Benchmarking NoSQL solutions
SQL world is easier to understand as compared to NoSQL world. NoSQL landscape is very confusing with multitude of solutions loaded with buzzwords. NoSQL solutions are often divided into categories based on solution type like key value, document or columnar. Sometimes they are also divided based on CAP theorem.
However, it's quite hard to classify an application as key-value or document or columnar. It is very much possible to architect an application to use any kind of nosql database. For example, one can store document as json in a key value store database. Or one can decompose the document into columns and store them in a columnar database. Similarly, a document or columnar database can easily fit in for a key-value solution.
This blog is focused on benchmark performance results between 3 popular NoSQL solutions - Redis, Couchbase, Cassandra. The test was done using the following scenario
DB server was running on AWS m4.large instance
DB Client was running on AWS c4.xlarge instance
Only a single DB server was used to compare performance in single instance solution
Both server and client were in same availability zone
All DB solutions were used as key-value store.
Data was written into database first, compacted, optimized and then test was 100% read workload
DB client was larger than DB server to ensure that server can be pushed to limits
First test was done with just 1,000 entries into the database
Redis was able to give 50k ops/sec, couchbase maxed out at 29k ops/sec, cassandra maxed out at 18k ops/sec. However, the biggest difference was in response times, where redis performed around 150 microseconds per response, cassandra starting reaching 1000 microseconds (1ms) for simple key value read.
Next, the test was done using 500k entries in the database
Here, Redis and Couchbase maxed out at 16k ops/sec. Redis response time was 250 microseconds compared to 375 microseconds for Couchbase. Cassandra started going beyond 1ms when pushed beyond 9000 ops/sec.
So far, all the data could be stored in RAM, since the data size (+indexes) was less than RAM size. So, all the databases were reading from RAM. Going further ahead on number of entries required configuring Redis to use swap along with RAM which is not recommended by Redis. The next test was done using 3M objects, each with 4k size. The total data size was approx 12GB and indexing (on primary key) led to approx 16 GB database size on a 8GB RAM machine. The reads were spread randomly across the 3M objects. Swap used was coming from EBS-SSD. Note that only Redis used Swap, Couchbase and Cassandra were not configured with Swap.
Cassandra was too slow to even compare. So, I dropped it out of the test after first read. Redis performed faster than Couchbase.
However, an interesting thing happened while I was prepping up for 3M test. I ran out of disk space while testing Couchbase. Couchbase became unresponsive, so I rebooted the machine. Once rebooted, couchbase failed to start and read the data from disk. I spent hours trying to get it to read the data, but ultimately, it led to data loss with Couchbase.

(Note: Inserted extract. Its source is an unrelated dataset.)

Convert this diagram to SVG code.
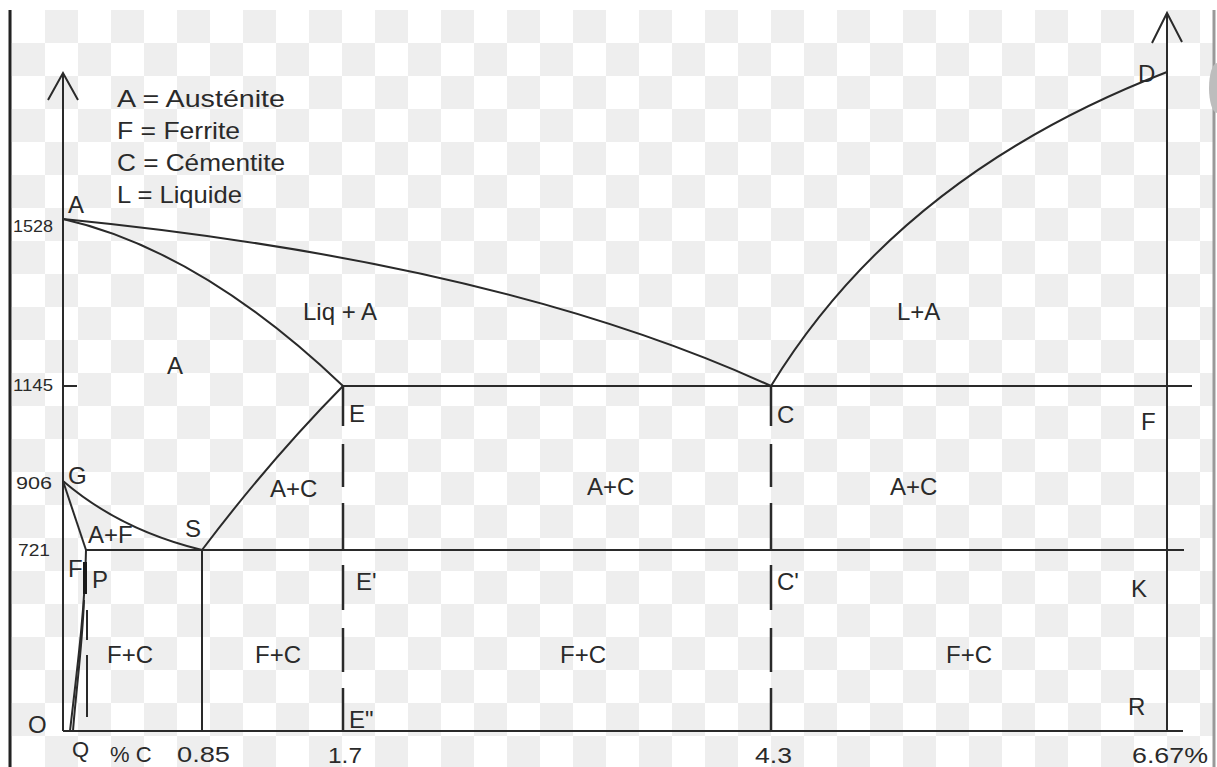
<svg xmlns="http://www.w3.org/2000/svg" width="1217" height="767" viewBox="0 0 1217 767">
<defs>
<pattern id="chk" x="12" y="10" width="66" height="66" patternUnits="userSpaceOnUse">
<rect x="0" y="0" width="66" height="66" fill="#ffffff"/>
<rect x="33" y="0" width="33" height="33" fill="#eeeeee"/>
<rect x="0" y="33" width="33" height="33" fill="#eeeeee"/>
</pattern>
</defs>
<style>
.ln{fill:none;stroke:#2a2a2a;stroke-width:2}
.ds{fill:none;stroke:#2a2a2a;stroke-width:2.5}
.t{font-family:"Liberation Sans",Arial,sans-serif;fill:#2a2a2a;font-size:24px}
.s{font-family:"Liberation Sans",Arial,sans-serif;fill:#2a2a2a;font-size:16px}
.b{font-family:"Liberation Sans",Arial,sans-serif;fill:#2a2a2a;font-size:22px}
</style>
<rect x="0" y="0" width="1217" height="767" fill="#ffffff"/>
<rect x="11" y="10" width="1202" height="757" fill="url(#chk)"/>
<line x1="10" y1="10" x2="10" y2="767" stroke="#222" stroke-width="3"/>
<line x1="1214" y1="10" x2="1214" y2="767" stroke="#999" stroke-width="3"/>
<ellipse cx="1217" cy="88" rx="8" ry="25" fill="#bdbdbd"/>

<g id="connectors">
<path class="ln" d="M63,731 L63,73 M48,100 L63,73 L78,100"/>
<path class="ln" d="M1167,731 L1167,13 M1152,43 L1167,13 L1182,42"/>
<line class="ln" x1="63" y1="731" x2="1183" y2="731"/>
<line class="ln" x1="63" y1="386" x2="77" y2="386"/>
<line class="ln" x1="343" y1="386" x2="1192" y2="386"/>
<line class="ln" x1="85" y1="550" x2="1184" y2="550"/>
<line class="ln" x1="202" y1="550" x2="202" y2="731"/>
<path class="ds" d="M343,386 V426 M343,444 V487 M343,503 V550 M343,565 V610 M343,628 V672 M343,688 V731"/>
<path class="ds" d="M771,386 V426 M771,444 V487 M771,503 V550 M771,565 V610 M771,628 V672 M771,688 V731"/>
<path class="ln" d="M63,219 Q500,262 771,386"/>
<path class="ln" d="M771,386 Q900,175 1167,72"/>
<path class="ln" d="M63,219 Q200,250 343,386"/>
<path class="ln" d="M343,386 Q270,460 202,550"/>
<path class="ln" d="M63,481 Q120,530 202,550"/>
<line class="ln" x1="63" y1="481" x2="86" y2="550"/>
<path class="ln" d="M86,550 C85,610 77,670 70,731"/>
<path class="ln" d="M84,600 C82,650 76,690 73,731" stroke-width="1.5"/>
<line x1="85" y1="562" x2="85" y2="594" stroke="#1a1a1a" stroke-width="4"/>
<path class="ln" d="M87,610 V640 M87,655 V717"/>
</g>

<g id="legend">
<text class="t" x="117" y="107" textLength="168" lengthAdjust="spacingAndGlyphs">A = Austénite</text>
<text class="t" x="117" y="139" textLength="123" lengthAdjust="spacingAndGlyphs">F = Ferrite</text>
<text class="t" x="117" y="171" textLength="168" lengthAdjust="spacingAndGlyphs">C = Cémentite</text>
<text class="t" x="117" y="203" textLength="125" lengthAdjust="spacingAndGlyphs">L = Liquide</text>
</g>

<g id="axis-labels">
<text class="s" x="13" y="232" textLength="40" lengthAdjust="spacingAndGlyphs">1528</text>
<text class="s" x="13" y="391" textLength="40" lengthAdjust="spacingAndGlyphs">1145</text>
<text class="s" x="16" y="489" textLength="36" lengthAdjust="spacingAndGlyphs">906</text>
<text class="s" x="18" y="556" textLength="32" lengthAdjust="spacingAndGlyphs">721</text>
<text class="t" x="28" y="733">O</text>
<text class="b" x="72" y="757">Q</text>
<text class="b" x="110" y="762" font-size="20">% C</text>
<text class="b" x="177" y="762" textLength="53" lengthAdjust="spacingAndGlyphs">0.85</text>
<text class="b" x="328" y="763" textLength="34" lengthAdjust="spacingAndGlyphs">1.7</text>
<text class="b" x="755" y="763" textLength="37" lengthAdjust="spacingAndGlyphs">4.3</text>
<text class="b" x="1132" y="763" textLength="76" lengthAdjust="spacingAndGlyphs">6.67%</text>
</g>

<g id="points">
<text class="t" x="68" y="213">A</text>
<text class="t" x="68" y="484">G</text>
<text class="t" x="185" y="537">S</text>
<text class="t" x="68" y="577" font-size="20">F</text>
<text class="t" x="92" y="588" font-size="22">P</text>
<text class="t" x="349" y="422">E</text>
<text class="t" x="356" y="590">E'</text>
<text class="t" x="349" y="728">E"</text>
<text class="t" x="777" y="423">C</text>
<text class="t" x="777" y="590">C'</text>
<text class="t" x="1138" y="82">D</text>
<text class="t" x="1141" y="430">F</text>
<text class="t" x="1131" y="597">K</text>
<text class="t" x="1128" y="715">R</text>
</g>

<g id="regions">
<text class="t" x="303" y="320">Liq + A</text>
<text class="t" x="897" y="320">L+A</text>
<text class="t" x="167" y="374">A</text>
<text class="t" x="88" y="543" font-size="22">A+F</text>
<text class="t" x="270" y="497">A+C</text>
<text class="t" x="587" y="495">A+C</text>
<text class="t" x="890" y="495">A+C</text>
<text class="t" x="107" y="663">F+C</text>
<text class="t" x="255" y="663">F+C</text>
<text class="t" x="560" y="663">F+C</text>
<text class="t" x="946" y="663">F+C</text>
</g>
</svg>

Next, I did the same 3M entries test, but read was confined to only 5% of the entries. So, the DB was storing 3M objects, but only 125,000 objects were read from DB.
Here, performance looked similar to 500K test. Redis with the help of Linux OS swap management was able to load keys into RAM. Couchbase already has logic to put cache in memory. However, Redis did outperform couchbase on both ops/sec and response times.
Summary:
Cassandra is quite slow as compared to Redis & Couchbase
Couchbase process list is huge and many components working together. It looks like a product built by acquisition. It's stability for production use is questionable.
Redis is blazing fast. It provides much more ops/sec on similar hardware. So, ops/$ spent is very good for Redis.
Redis Labs already has product for storing cold values on Flash. Hopefully, AWS will provide Flash as cheaper memory, expensive disk option sometime in future.
Elasticache now supports Redis Cluster. If your application can afford (from $ perspective) to put data into RAM, consider that option strongly.